Task description: Could the lines from the start of the data through the line with "import matplotlib.pyplot as plt" be set down exactly, with no pictures among them?

— Begin Information shown —

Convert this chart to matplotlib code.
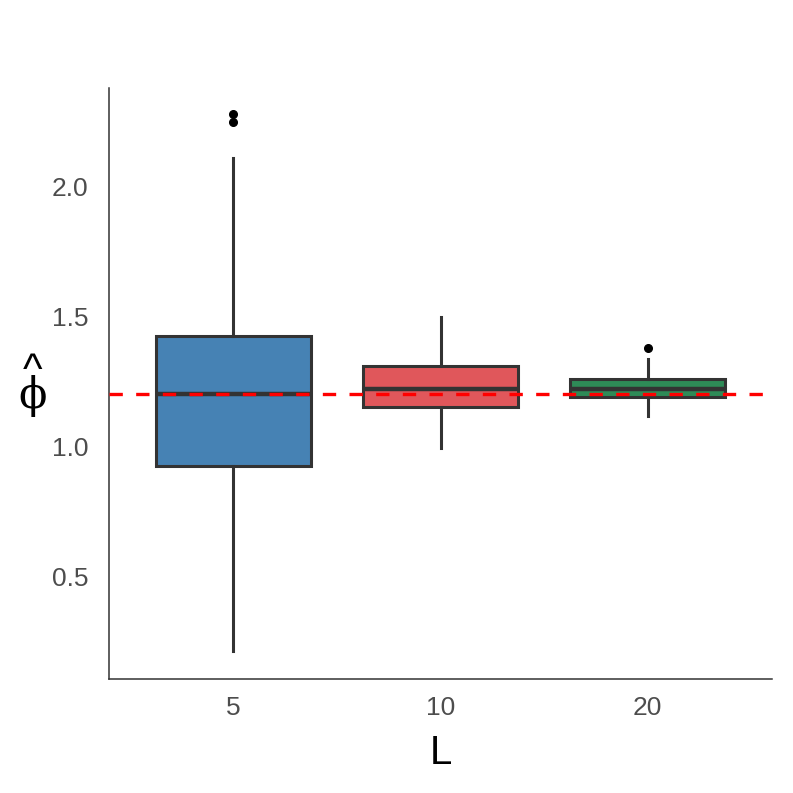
import matplotlib.pyplot as plt

# box summary stats (phi-hat estimates per L)
groups = ["5", "10", "20"]
q1 = [0.923, 1.150, 1.188]
med = [1.200, 1.219, 1.219]
q3 = [1.423, 1.306, 1.258]
whis_lo = [0.212, 0.992, 1.115]
whis_hi = [2.108, 1.496, 1.335]
outliers = [[2.246, 2.277], [], [1.377]]
true_phi = 1.2

colors = ["#4682B4", "#E0575B", "#2E8B57"]


def main():
    plt.rcParams["font.family"] = ["Liberation Sans", "DejaVu Sans"]

    fig = plt.figure(figsize=(7.93, 7.93), dpi=100)
    ax = fig.add_axes([0.1375, 0.1438, 0.836, 0.7452])

    stats = []
    for i, name in enumerate(groups):
        stats.append({
            "label": name,
            "q1": q1[i], "med": med[i], "q3": q3[i],
            "whislo": whis_lo[i], "whishi": whis_hi[i],
            "fliers": outliers[i],
        })

    edge = "#333333"
    bp = ax.bxp(
        stats, positions=range(len(groups)), widths=0.75,
        patch_artist=True, showcaps=False,
        boxprops=dict(edgecolor=edge, linewidth=2.2),
        medianprops=dict(color=edge, linewidth=3.2),
        whiskerprops=dict(color=edge, linewidth=2.2),
        flierprops=dict(marker="o", markerfacecolor="black",
                        markeredgecolor="black", markersize=5.5),
        zorder=2,
    )
    for patch, c in zip(bp["boxes"], colors):
        patch.set_facecolor(c)

    ax.axhline(true_phi, color="red", linestyle=(0, (4, 4)),
               linewidth=2.4, zorder=3)

    ax.set_xlim(-0.6, 2.6)
    ax.set_ylim(0.104, 2.377)
    ax.set_yticks([0.5, 1.0, 1.5, 2.0])
    ax.set_yticklabels(["0.5", "1.0", "1.5", "2.0"])
    ax.set_xticks(range(len(groups)))
    ax.set_xticklabels(groups)
    ax.tick_params(length=0, labelsize=19, labelcolor="#4D4D4D")
    ax.tick_params(axis="y", pad=15)
    ax.tick_params(axis="x", pad=12)

    for side in ["top", "right"]:
        ax.spines[side].set_visible(False)
    for side in ["left", "bottom"]:
        ax.spines[side].set_color("#333333")
        ax.spines[side].set_linewidth(1.1)

    ax.set_xlabel("L", fontsize=29, labelpad=10)

    # y label: upright phi with a hat above it
    ax.text(-0.116, 0.52, "^", transform=ax.transAxes, fontsize=30,
            ha="center", va="center")
    ax.text(-0.116, 0.478, "\u03d5", transform=ax.transAxes, fontsize=30,
            ha="center", va="center", family="DejaVu Serif")

    fig.savefig("out.png", dpi=100)


if __name__ == "__main__":
    main()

— End Information shown —

Full solution:
Convert this chart to matplotlib code.
import matplotlib.pyplot as plt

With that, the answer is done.